#### [Exercise requirements]
Lines containing the word "this" are to be located and copied.

#### [Recorded information]
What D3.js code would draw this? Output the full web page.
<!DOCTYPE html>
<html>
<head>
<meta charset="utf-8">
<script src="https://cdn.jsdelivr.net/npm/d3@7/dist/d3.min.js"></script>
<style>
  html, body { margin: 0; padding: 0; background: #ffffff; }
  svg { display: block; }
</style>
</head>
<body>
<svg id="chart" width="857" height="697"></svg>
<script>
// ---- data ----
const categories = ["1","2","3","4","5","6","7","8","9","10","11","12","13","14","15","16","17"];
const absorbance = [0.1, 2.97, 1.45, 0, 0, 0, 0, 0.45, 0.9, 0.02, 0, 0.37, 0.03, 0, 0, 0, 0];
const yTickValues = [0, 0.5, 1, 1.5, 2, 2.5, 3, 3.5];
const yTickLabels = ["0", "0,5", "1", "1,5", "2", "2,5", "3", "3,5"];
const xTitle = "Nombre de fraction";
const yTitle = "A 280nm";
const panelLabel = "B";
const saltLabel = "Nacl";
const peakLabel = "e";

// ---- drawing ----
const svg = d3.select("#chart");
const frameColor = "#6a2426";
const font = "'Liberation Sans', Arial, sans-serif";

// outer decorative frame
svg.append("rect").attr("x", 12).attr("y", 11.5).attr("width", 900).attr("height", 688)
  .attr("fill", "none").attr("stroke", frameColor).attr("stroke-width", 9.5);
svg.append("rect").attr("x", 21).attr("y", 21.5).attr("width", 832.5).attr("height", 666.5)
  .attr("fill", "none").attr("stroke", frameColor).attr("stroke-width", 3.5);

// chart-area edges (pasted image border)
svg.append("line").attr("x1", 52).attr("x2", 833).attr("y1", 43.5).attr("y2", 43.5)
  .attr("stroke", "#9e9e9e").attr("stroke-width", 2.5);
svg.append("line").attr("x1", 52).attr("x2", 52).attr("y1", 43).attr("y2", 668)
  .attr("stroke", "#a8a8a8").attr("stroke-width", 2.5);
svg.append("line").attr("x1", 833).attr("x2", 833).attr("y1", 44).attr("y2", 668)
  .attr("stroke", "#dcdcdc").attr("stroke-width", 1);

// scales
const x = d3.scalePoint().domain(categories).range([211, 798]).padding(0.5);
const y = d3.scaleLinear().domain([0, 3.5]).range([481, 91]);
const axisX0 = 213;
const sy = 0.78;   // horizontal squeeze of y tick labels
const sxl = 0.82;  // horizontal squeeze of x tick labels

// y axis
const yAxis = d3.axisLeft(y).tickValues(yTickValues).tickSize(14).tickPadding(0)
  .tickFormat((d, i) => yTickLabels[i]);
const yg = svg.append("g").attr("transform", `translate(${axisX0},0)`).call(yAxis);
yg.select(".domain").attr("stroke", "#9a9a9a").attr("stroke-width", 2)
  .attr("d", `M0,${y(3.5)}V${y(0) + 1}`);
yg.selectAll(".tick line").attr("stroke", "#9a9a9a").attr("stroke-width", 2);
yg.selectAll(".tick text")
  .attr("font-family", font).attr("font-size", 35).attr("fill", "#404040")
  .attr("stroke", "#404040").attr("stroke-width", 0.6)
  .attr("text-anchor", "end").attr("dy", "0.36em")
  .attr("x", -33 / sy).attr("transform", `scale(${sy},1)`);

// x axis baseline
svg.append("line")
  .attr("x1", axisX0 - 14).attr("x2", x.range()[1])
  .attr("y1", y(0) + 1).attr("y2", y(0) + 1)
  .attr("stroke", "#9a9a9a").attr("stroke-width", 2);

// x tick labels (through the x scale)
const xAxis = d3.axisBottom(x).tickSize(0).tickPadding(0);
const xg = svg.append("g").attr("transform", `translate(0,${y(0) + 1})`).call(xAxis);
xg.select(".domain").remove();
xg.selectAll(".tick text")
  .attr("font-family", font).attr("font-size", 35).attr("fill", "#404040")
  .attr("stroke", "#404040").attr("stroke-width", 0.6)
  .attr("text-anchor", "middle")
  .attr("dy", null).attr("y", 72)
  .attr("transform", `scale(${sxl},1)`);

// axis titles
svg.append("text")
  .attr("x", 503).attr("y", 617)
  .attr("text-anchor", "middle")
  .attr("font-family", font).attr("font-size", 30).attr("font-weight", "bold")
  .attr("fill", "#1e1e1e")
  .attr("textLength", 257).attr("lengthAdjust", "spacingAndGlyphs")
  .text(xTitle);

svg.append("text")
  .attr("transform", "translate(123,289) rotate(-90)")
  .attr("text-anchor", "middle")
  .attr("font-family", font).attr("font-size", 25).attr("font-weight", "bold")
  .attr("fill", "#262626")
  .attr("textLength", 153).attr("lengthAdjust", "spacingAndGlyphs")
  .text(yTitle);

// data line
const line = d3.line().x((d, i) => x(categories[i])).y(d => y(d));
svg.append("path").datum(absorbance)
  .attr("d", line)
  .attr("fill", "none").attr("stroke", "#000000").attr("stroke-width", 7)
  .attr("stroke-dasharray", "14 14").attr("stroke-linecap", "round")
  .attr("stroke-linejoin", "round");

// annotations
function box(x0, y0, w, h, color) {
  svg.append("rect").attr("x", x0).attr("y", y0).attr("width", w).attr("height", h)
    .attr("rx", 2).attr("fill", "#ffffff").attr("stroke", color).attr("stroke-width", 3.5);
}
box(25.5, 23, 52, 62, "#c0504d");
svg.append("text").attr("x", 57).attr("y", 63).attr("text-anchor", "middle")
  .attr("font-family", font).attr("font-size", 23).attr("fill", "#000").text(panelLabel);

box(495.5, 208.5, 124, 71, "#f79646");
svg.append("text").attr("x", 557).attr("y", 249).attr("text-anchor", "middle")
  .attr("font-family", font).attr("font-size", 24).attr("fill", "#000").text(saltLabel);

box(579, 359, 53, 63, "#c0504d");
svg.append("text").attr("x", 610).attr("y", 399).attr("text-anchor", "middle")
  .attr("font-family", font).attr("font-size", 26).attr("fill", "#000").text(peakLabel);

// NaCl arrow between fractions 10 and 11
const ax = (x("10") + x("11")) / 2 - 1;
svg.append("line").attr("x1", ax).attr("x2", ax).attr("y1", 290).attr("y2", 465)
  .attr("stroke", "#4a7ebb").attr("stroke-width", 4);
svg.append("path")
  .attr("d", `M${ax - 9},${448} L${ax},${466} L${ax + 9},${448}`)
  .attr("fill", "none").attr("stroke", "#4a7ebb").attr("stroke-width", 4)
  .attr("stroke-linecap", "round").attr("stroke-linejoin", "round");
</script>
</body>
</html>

---

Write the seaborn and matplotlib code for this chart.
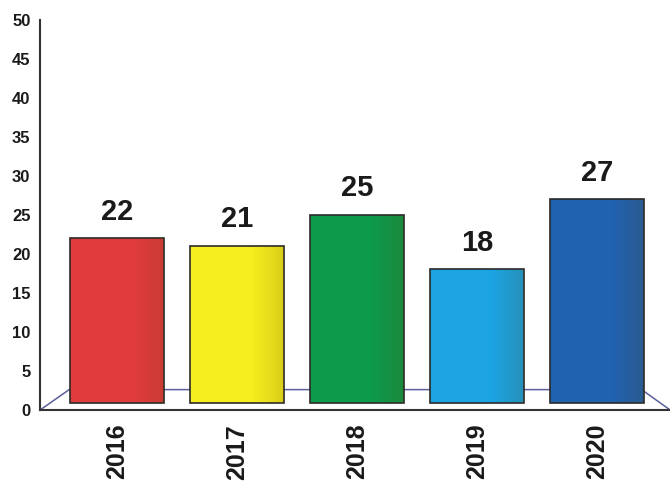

#### [Exercise result]
What D3.js code would draw this? Output the full web page.
Write the seaborn and matplotlib code for this chart.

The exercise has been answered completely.